The simple storyline is based on one afternoon in which little happens except non-stop conversation and loads of interpersonal chemistry. Barack (Parker Sawyers) is an intern at a corporate law firm finishing his studies and Michelle (Tika Sumpter) is his advisor who aspires to senior lawyer ranks. They plan to spend the afternoon getting to know one another for professional reasons. As his senior, she is cutely overbearing when she snaps “you are late” while Barack’s unflappable charm disarms her every time. These are not idle lovers but world leaders in the making; their conversation ranges from Aristotelian to simply being two love birds circling each other in a timeless ritual – and the tension is delightful. At one point Barack gently chides Michelle for planning to become a law partner, asking her how she reconciles her social conscience with the profit-driven corporate world: the cut bleeds long into the afternoon. After a gallery visit so Barack can show off his knowledge of art they attend a public meeting where he demonstrates a gift for oratory that even in this modest setting Is as inspirational as it is emotionally manipulative.

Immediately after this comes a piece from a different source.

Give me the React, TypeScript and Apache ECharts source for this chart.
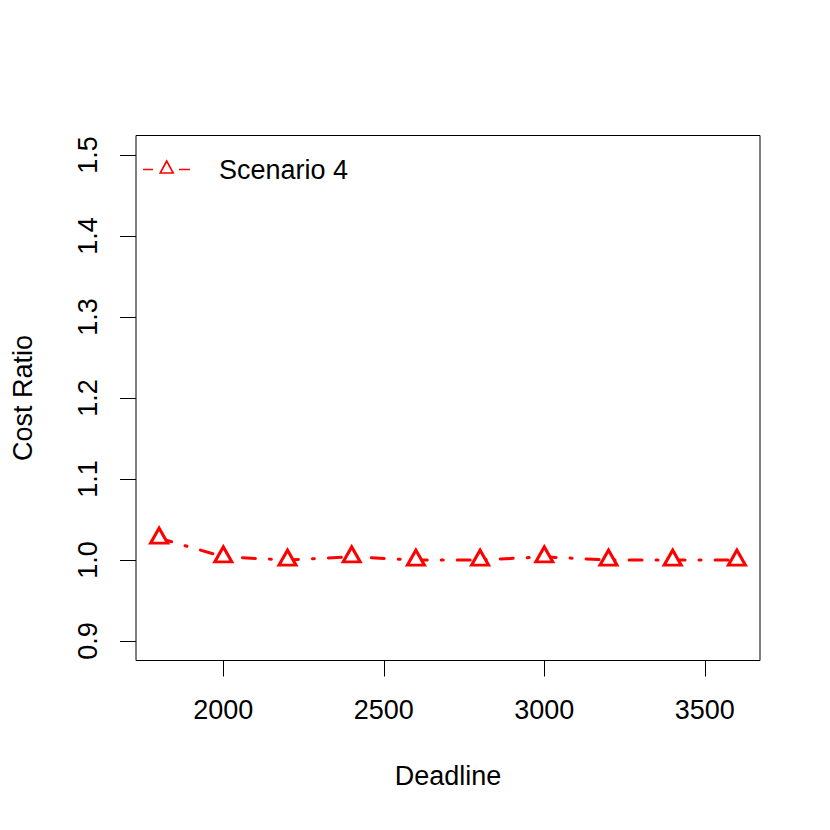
import React, { useEffect, useRef } from "react";
import * as echarts from "echarts";

const deadlines = [1800, 2000, 2200, 2400, 2600, 2800, 3000, 3200, 3400, 3600];
const costRatio = [1.027, 1.004, 1.0, 1.004, 1.0, 1.0, 1.004, 1.0, 1.0, 1.0];
const xTicks = [2000, 2500, 3000, 3500];
const yTicks = [0.9, 1.0, 1.1, 1.2, 1.3, 1.4, 1.5];
const seriesName = "Scenario 4";

const FONT = "'Liberation Sans', Arial, Helvetica, sans-serif";
const RED = "#ff0000";

export default function App() {
  const ref = useRef<HTMLDivElement>(null);
  useEffect(() => {
    if (!ref.current) return;
    const chart = echarts.init(ref.current, undefined, { renderer: "svg" });
    chart.setOption({
      animation: false,
      backgroundColor: "#ffffff",
      textStyle: { fontFamily: FONT },
      grid: {
        left: 136,
        top: 135.5,
        width: 624,
        height: 525,
        show: true,
        borderColor: "#000",
        borderWidth: 1,
        backgroundColor: "transparent",
      },
      xAxis: {
        type: "value",
        min: 1728,
        max: 3672,
        name: "Deadline",
        nameLocation: "middle",
        nameGap: 102,
        nameTextStyle: { fontSize: 27, color: "#000", fontFamily: FONT },
        axisLine: { show: false },
        splitLine: { show: false },
        axisTick: {
          show: true,
          length: 16,
          lineStyle: { color: "#000", width: 1 },
          customValues: xTicks,
        },
        axisLabel: {
          fontSize: 27,
          color: "#000",
          margin: 36,
          fontFamily: FONT,
          customValues: xTicks,
          formatter: (v: number) => String(v),
        },
      },
      yAxis: {
        type: "value",
        min: 0.876,
        max: 1.524,
        name: "Cost Ratio",
        nameLocation: "middle",
        nameGap: 100,
        nameTextStyle: { fontSize: 27, color: "#000", fontFamily: FONT },
        axisLine: { show: false },
        splitLine: { show: false },
        axisTick: {
          show: true,
          length: 16,
          lineStyle: { color: "#000", width: 1 },
          customValues: yTicks,
        },
        axisLabel: {
          fontSize: 27,
          color: "#000",
          margin: 35,
          rotate: 90,
          fontFamily: FONT,
          customValues: yTicks,
          formatter: (v: number) => v.toFixed(1),
        },
      },
      series: [
        {
          name: seriesName,
          type: "line",
          data: deadlines.map((d, i) => [d, costRatio[i]]),
          lineStyle: { color: RED, width: 3, type: [13, 14, 2, 14], cap: "round" },
          symbol: "triangle",
          symbolSize: [17, 15],
          symbolOffset: [0, -2.5],
          showAllSymbol: true,
          itemStyle: { color: "#ffffff", borderColor: RED, borderWidth: 3 },
          z: 3,
        },
      ],
      graphic: [
        {
          type: "line",
          shape: { x1: 143, y1: 169.5, x2: 153, y2: 169.5 },
          style: { stroke: RED, lineWidth: 1.5 },
        },
        {
          type: "line",
          shape: { x1: 179, y1: 169.5, x2: 190, y2: 169.5 },
          style: { stroke: RED, lineWidth: 1.5 },
        },
        {
          type: "polygon",
          shape: { points: [[166.7, 161], [160.2, 173], [173.2, 173]] },
          style: { stroke: RED, lineWidth: 1.6, fill: "none" },
        },
        {
          type: "text",
          x: 219,
          y: 170,
          style: {
            text: seriesName,
            fontSize: 27,
            fontFamily: FONT,
            fill: "#000",
            textAlign: "left",
            textVerticalAlign: "middle",
          },
        },
      ],
    });
    return () => chart.dispose();
  }, []);
  return <div ref={ref} style={{ width: 830, height: 830, margin: -8 }} />;
}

This is a thoughtfully constructed, well-acted, and thoroughly charming film. Parker Sawyers carries off the role convincingly with uncanny resemblance to Barack’s mannerisms and style of speech. Tika Sumpter plays a restrained and serious Michelle with glimpses of warmth beneath the fascade of a ‘professional date’. She is no pushover but a person with an assertive feminist intellect who has found her match. Far from being a soft romantic comedy, this film is a private look into a rarefied world in which intellectual sparring constitutes courtship behaviour.

Hagiography is a style of cinema that places its subject on a pedestal with little interrogation and this is happening here. The film might have benefited from some less adoring insights into a future president and the script is a little strained at times, but these are mere quibbles. This is a warm, intelligent, well ­told story about two people who became a global power-couple in celebrity politics.